5. Running and Monitoring the A/B Test with Technical Precision
a) Automating Data Collection and Real-Time Monitoring Dashboards
Set up dashboards using tools like Google Data Studio or Power BI linked directly to your data warehouse. Automate data refreshes via APIs or scheduled queries. Implement alerting systems (e.g., Slack notifications) for significant deviations—such as sudden traffic drops or unexpected conversion rate fluctuations—to facilitate immediate troubleshooting.
b) Implementing Proper Randomization and Traffic Allocation
Use server-side randomization via backend logic or client-side scripts with cryptographically secure generators (e.g., window.crypto.getRandomValues()) to assign users to variations. Ensure an even split (50/50) unless employing multi-armed bandit algorithms. Validate distribution with statistical tests (chi-square) periodically to detect skewness or bias.
c) Handling External Influences and Anomalies During the Test
Account for external factors like traffic spikes or marketing campaigns by segmenting data seasonally or by source. Use filtering within your analytics platform to exclude anomalous periods. Implement traffic throttling or manual pausing during known external events to maintain data consistency.
6. Analyzing Test Results with Advanced Statistical Methods
a) Conducting Confidence Interval and P-Value Calculations
Apply binomial proportion confidence intervals (e.g., Wilson score interval) for conversion rates to assess statistical significance precisely. Use statistical software like R (prop.test()) or Python (scipy.stats) to compute p-values. Confirm that p < 0.05 before declaring a variation as superior, and report confidence intervals to communicate the range of plausible effects.
b) Using Bayesian Methods for Continuous Testing
Implement Bayesian models—using tools like PyMC3—to update the probability of a variation’s superiority as data accumulates. This approach allows for early stopping rules, reducing unnecessary traffic exposure and providing intuitive probability statements rather than p-values.
c) Identifying Statistically Significant Patterns in Segmented Data
Segment your data by user cohorts and run subgroup analyses to uncover differential effects. Use interaction tests within regression models to determine if variation effects vary significantly across segments. Beware of multiple comparisons; apply corrections like Bonferroni or False Discovery Rate (FDR) adjustments to control for false positives.

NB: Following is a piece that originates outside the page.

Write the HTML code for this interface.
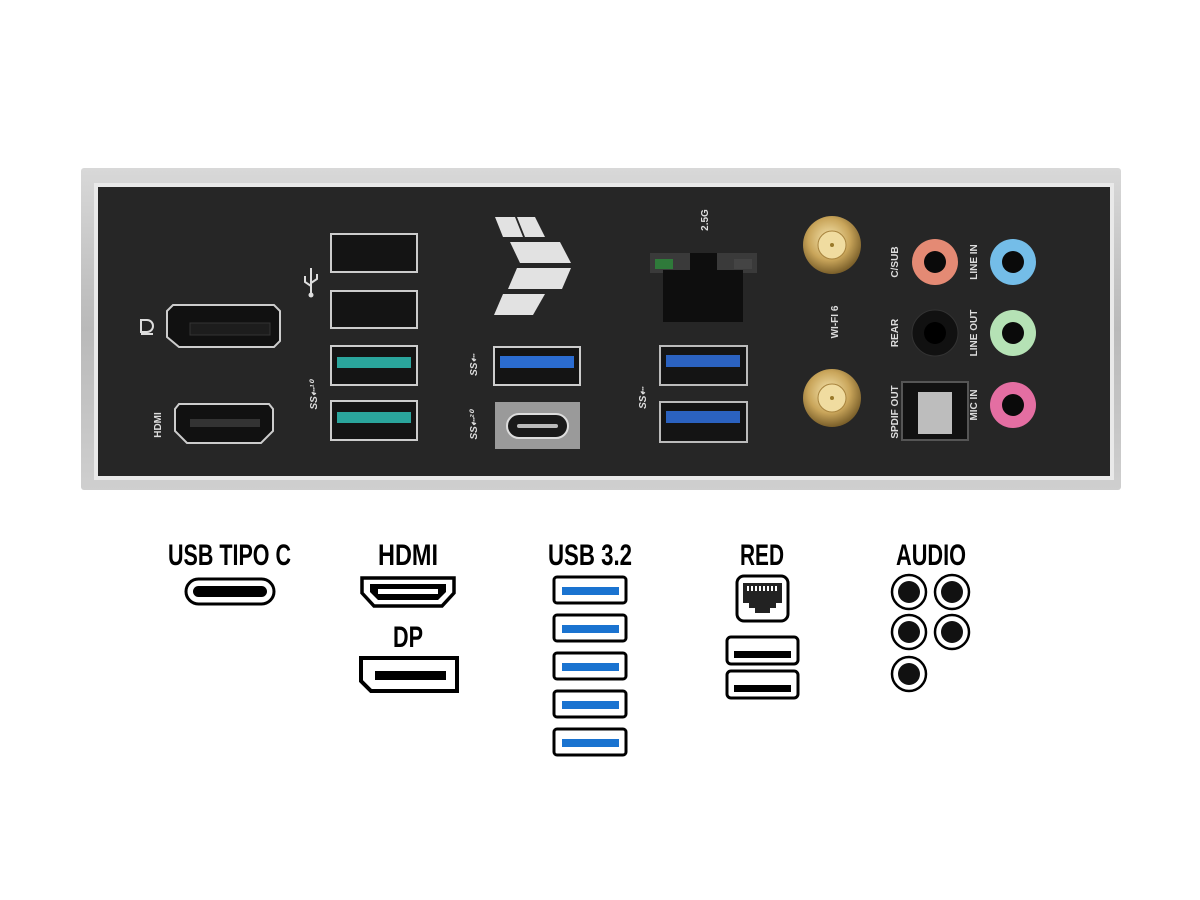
<!DOCTYPE html>
<html><head><meta charset="utf-8"><style>
html,body{margin:0;padding:0;background:#fff;width:1200px;height:900px;overflow:hidden}
svg{display:block}
.lbl{font-family:"Liberation Sans",sans-serif;font-weight:bold;fill:#ddd;font-size:10px}
.t{font-family:"Liberation Sans Narrow","Liberation Sans",sans-serif;font-weight:bold;font-size:30px;fill:#000}
</style></head><body>
<svg width="1200" height="900" viewBox="0 0 1200 900" xmlns="http://www.w3.org/2000/svg">
<defs>
<linearGradient id="sil" x1="0" y1="0" x2="0" y2="1"><stop offset="0" stop-color="#d8d8d8"/><stop offset="0.5" stop-color="#b9b9b9"/><stop offset="1" stop-color="#cfcfcf"/></linearGradient>
<radialGradient id="gold" cx="0.45" cy="0.4" r="0.6"><stop offset="0" stop-color="#f6e6b0"/><stop offset="0.6" stop-color="#c9a55a"/><stop offset="1" stop-color="#7a5f2a"/></radialGradient>
</defs>
<!-- shield -->
<rect x="81" y="168" width="1040" height="322" fill="url(#sil)" rx="3"/>
<rect x="94" y="183" width="1020" height="297" fill="#e9e9e9"/>
<rect x="98" y="187" width="1012" height="289" fill="#262626"/>

<!-- DP -->
<path d="M167 311 l6 -6 h101 l6 6 v30 l-6 6 h-95 l-12 -10 z" fill="#111" stroke="#ccc" stroke-width="2"/>
<rect x="190" y="323" width="80" height="12" fill="#1d1d1d" stroke="#333"/>
<path d="M141 320 h6 a6 6 0 0 1 0 12 h-6 z M141 334 h12" fill="none" stroke="#ddd" stroke-width="2"/>
<!-- HDMI -->
<path d="M175 409 l4 -5 h90 l4 5 v22 l-12 12 h-74 l-12 -12 z" fill="#111" stroke="#ccc" stroke-width="2"/>
<rect x="190" y="419" width="70" height="8" fill="#333"/>
<text class="lbl" transform="translate(161,425) rotate(-90)" text-anchor="middle" font-size="11">HDMI</text>

<!-- USB 2 -->
<g stroke="#ccc" stroke-width="2">
<rect x="331" y="234" width="86" height="38" fill="#141414"/>
<rect x="331" y="291" width="86" height="37" fill="#141414"/>
<rect x="331" y="346" width="86" height="39" fill="#141414"/>
<rect x="331" y="401" width="86" height="39" fill="#141414"/>
</g>
<rect x="337" y="357" width="74" height="11" fill="#2aa59c"/>
<rect x="337" y="412" width="74" height="11" fill="#2aa59c"/>
<g stroke="#ddd" stroke-width="2" fill="none">
<path d="M311 268 v26 M305 276 v6 l6 4 M317 274 v5 l-6 4"/>
</g>
<circle cx="311" cy="295" r="2.5" fill="#ddd"/>
<text class="lbl" transform="translate(317,395) rotate(-90)" text-anchor="middle" font-size="12" font-style="italic">SS⇠¹⁰</text>

<!-- logo -->
<g fill="#e2e2e2">
<polygon points="495,217 515,217 523,237 503,237"/>
<polygon points="517,217 535,217 545,237 525,237"/>
<polygon points="510,242 560,242 571,263 520,263"/>
<polygon points="517,268 571,268 562,289 508,289"/>
<polygon points="503,294 545,294 533,315 494,315"/>
</g>
<!-- blue usb / type-c -->
<rect x="494" y="347" width="86" height="38" fill="#141414" stroke="#ccc" stroke-width="2"/>
<rect x="500" y="356" width="74" height="12" fill="#2b6cd0"/>
<rect x="495" y="402" width="85" height="47" fill="#9a9a9a"/>
<rect x="507" y="414" width="61" height="24" rx="12" fill="#1a1a1a" stroke="#ddd" stroke-width="2"/>
<rect x="517" y="424" width="41" height="4" rx="2" fill="#bbb"/>
<text class="lbl" transform="translate(477,365) rotate(-90)" text-anchor="middle" font-size="12" font-style="italic">SS⇠</text>
<text class="lbl" transform="translate(477,425) rotate(-90)" text-anchor="middle" font-size="12" font-style="italic">SS⇠²⁰</text>

<!-- RJ45 -->
<text class="lbl" transform="translate(708,220) rotate(-90)" text-anchor="middle" font-size="13">2.5G</text>
<rect x="650" y="253" width="107" height="20" fill="#3a3a3a"/>
<rect x="655" y="259" width="18" height="10" fill="#2f7a3a"/>
<rect x="734" y="259" width="18" height="10" fill="#444"/>
<rect x="663" y="270" width="80" height="52" fill="#0e0e0e"/>
<rect x="690" y="253" width="27" height="18" fill="#0e0e0e"/>
<!-- blue usb right -->
<g stroke="#bbb" stroke-width="2" fill="#141414">
<rect x="660" y="346" width="87" height="39"/>
<rect x="660" y="402" width="87" height="40"/>
</g>
<rect x="666" y="355" width="74" height="12" fill="#2b62c0"/>
<rect x="666" y="411" width="74" height="12" fill="#2b62c0"/>
<text class="lbl" transform="translate(646,398) rotate(-90)" text-anchor="middle" font-size="12" font-style="italic">SS⇠</text>

<!-- antennas -->
<circle cx="832" cy="245" r="29" fill="url(#gold)"/>
<circle cx="832" cy="245" r="14" fill="#f0dca0" stroke="#a8843e"/>
<circle cx="832" cy="245" r="2" fill="#9a7a2a"/>
<circle cx="832" cy="398" r="29" fill="url(#gold)"/>
<circle cx="832" cy="398" r="14" fill="#f0dca0" stroke="#a8843e"/>
<circle cx="832" cy="398" r="2" fill="#9a7a2a"/>
<text class="lbl" transform="translate(838,322) rotate(-90)" text-anchor="middle" font-size="13">WI-FI 6</text>

<!-- audio -->
<g>
<circle cx="935" cy="262" r="23" fill="#e48a74"/><circle cx="935" cy="262" r="11" fill="#0a0a0a"/>
<circle cx="1013" cy="262" r="23" fill="#74bde8"/><circle cx="1013" cy="262" r="11" fill="#0a0a0a"/>
<circle cx="935" cy="333" r="23" fill="#111" stroke="#333"/><circle cx="935" cy="333" r="11" fill="#000"/>
<circle cx="1013" cy="333" r="23" fill="#b5e2b5"/><circle cx="1013" cy="333" r="11" fill="#0a0a0a"/>
<circle cx="1013" cy="405" r="23" fill="#e46ea2"/><circle cx="1013" cy="405" r="11" fill="#0a0a0a"/>
<rect x="902" y="382" width="66" height="58" fill="#111" stroke="#555" stroke-width="2"/>
<rect x="918" y="392" width="34" height="42" fill="#bdbdbd"/>
</g>
<g>
<text transform="translate(898,262) rotate(-90)" text-anchor="middle" class="lbl" font-size="9">C/SUB</text>
<text transform="translate(898,333) rotate(-90)" text-anchor="middle" class="lbl" font-size="9">REAR</text>
<text transform="translate(898,412) rotate(-90)" text-anchor="middle" class="lbl" font-size="9">SPDIF OUT</text>
<text transform="translate(977,262) rotate(-90)" text-anchor="middle" class="lbl" font-size="9">LINE IN</text>
<text transform="translate(977,333) rotate(-90)" text-anchor="middle" class="lbl" font-size="9">LINE OUT</text>
<text transform="translate(977,405) rotate(-90)" text-anchor="middle" class="lbl" font-size="9">MIC IN</text>
</g>

<!-- legend titles -->
<text class="t" x="168" y="565" textLength="123" lengthAdjust="spacingAndGlyphs">USB TIPO C</text>
<text class="t" x="378" y="565" textLength="60" lengthAdjust="spacingAndGlyphs">HDMI</text>
<text class="t" x="393" y="647" textLength="30" lengthAdjust="spacingAndGlyphs">DP</text>
<text class="t" x="548" y="565" textLength="84" lengthAdjust="spacingAndGlyphs">USB 3.2</text>
<text class="t" x="740" y="565" textLength="44" lengthAdjust="spacingAndGlyphs">RED</text>
<text class="t" x="896" y="565" textLength="70" lengthAdjust="spacingAndGlyphs">AUDIO</text>

<!-- usb-c icon -->
<rect x="186" y="579" width="88" height="25" rx="12.5" fill="#fff" stroke="#000" stroke-width="3"/>
<rect x="193" y="586" width="74" height="11" rx="5.5" fill="#000"/>
<!-- hdmi icon -->
<path d="M362 578 h92 v15 l-12 13 h-68 l-12 -13 z" fill="#fff" stroke="#000" stroke-width="3.5"/>
<path d="M370 584 h76 v8 l-8 8 h-60 l-8 -8 z" fill="#000"/>
<rect x="378" y="589" width="60" height="5" fill="#fff"/>
<!-- dp icon -->
<path d="M361 658 h96 v33 h-86 l-10 -10 z" fill="#fff" stroke="#000" stroke-width="4"/>
<rect x="375" y="671" width="71" height="9" fill="#000"/>
<!-- usb 3.2 icons -->
<g fill="#fff" stroke="#000" stroke-width="3">
<rect x="554" y="577" width="72" height="26" rx="3"/>
<rect x="554" y="615" width="72" height="26" rx="3"/>
<rect x="554" y="653" width="72" height="26" rx="3"/>
<rect x="554" y="691" width="72" height="26" rx="3"/>
<rect x="554" y="729" width="72" height="26" rx="3"/>
</g>
<g fill="#1a73d0">
<rect x="562" y="587" width="57" height="8"/>
<rect x="562" y="625" width="57" height="8"/>
<rect x="562" y="663" width="57" height="8"/>
<rect x="562" y="701" width="57" height="8"/>
<rect x="562" y="739" width="57" height="8"/>
</g>
<!-- rj45 icon -->
<rect x="737" y="576" width="51" height="45" rx="7" fill="#fff" stroke="#000" stroke-width="3"/>
<path d="M743 583 h39 v20 h-6 v5 h-6 v5 h-15 v-5 h-6 v-5 h-6 z" fill="#222"/>
<g fill="#fff"><rect x="747" y="586" width="2" height="5"/><rect x="751" y="586" width="2" height="5"/><rect x="755" y="586" width="2" height="5"/><rect x="759" y="586" width="2" height="5"/><rect x="763" y="586" width="2" height="5"/><rect x="767" y="586" width="2" height="5"/><rect x="771" y="586" width="2" height="5"/><rect x="775" y="586" width="2" height="5"/></g>
<rect x="727" y="637" width="71" height="27" rx="4" fill="#fff" stroke="#000" stroke-width="3"/>
<rect x="734" y="651" width="57" height="7" fill="#000"/>
<rect x="727" y="671" width="71" height="27" rx="4" fill="#fff" stroke="#000" stroke-width="3"/>
<rect x="734" y="685" width="57" height="7" fill="#000"/>
<!-- audio icons -->
<g fill="#fff" stroke="#000" stroke-width="2.5">
<circle cx="909" cy="592" r="17"/><circle cx="952" cy="592" r="17"/>
<circle cx="909" cy="632" r="17"/><circle cx="952" cy="632" r="17"/>
<circle cx="909" cy="674" r="17"/>
</g>
<g fill="#111">
<circle cx="909" cy="592" r="11"/><circle cx="952" cy="592" r="11"/>
<circle cx="909" cy="632" r="11"/><circle cx="952" cy="632" r="11"/>
<circle cx="909" cy="674" r="11"/>
</g>
</svg>
</body></html>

7. Applying Actionable Insights and Scaling Successful Variations
a) Interpreting Data to Make Data-Driven Decisions
Use the statistical results to confirm whether the observed lift is both statistically and practically significant. Consider confidence intervals and the magnitude of effect. For instance, a 0.1% increase with a narrow confidence interval might be less meaningful than a 5% lift with borderline significance if the effect size aligns with business goals.
b) Documenting Lessons Learned for Future Tests
Maintain detailed logs of experiment setups, metrics, data anomalies, and analysis outcomes. Use structured templates to capture hypotheses, variations, segment insights, and technical challenges. This documentation accelerates iterative testing and prevents recurrent errors.
c) Planning for Iterative Testing and Long-Term Optimization
Adopt a continuous experimentation mindset. Based on your learnings, generate new hypotheses and refine your testing frameworks. Incorporate multi-variate testing for complex page components and leverage machine learning algorithms for predictive personalization, thereby elevating your conversion strategies over time.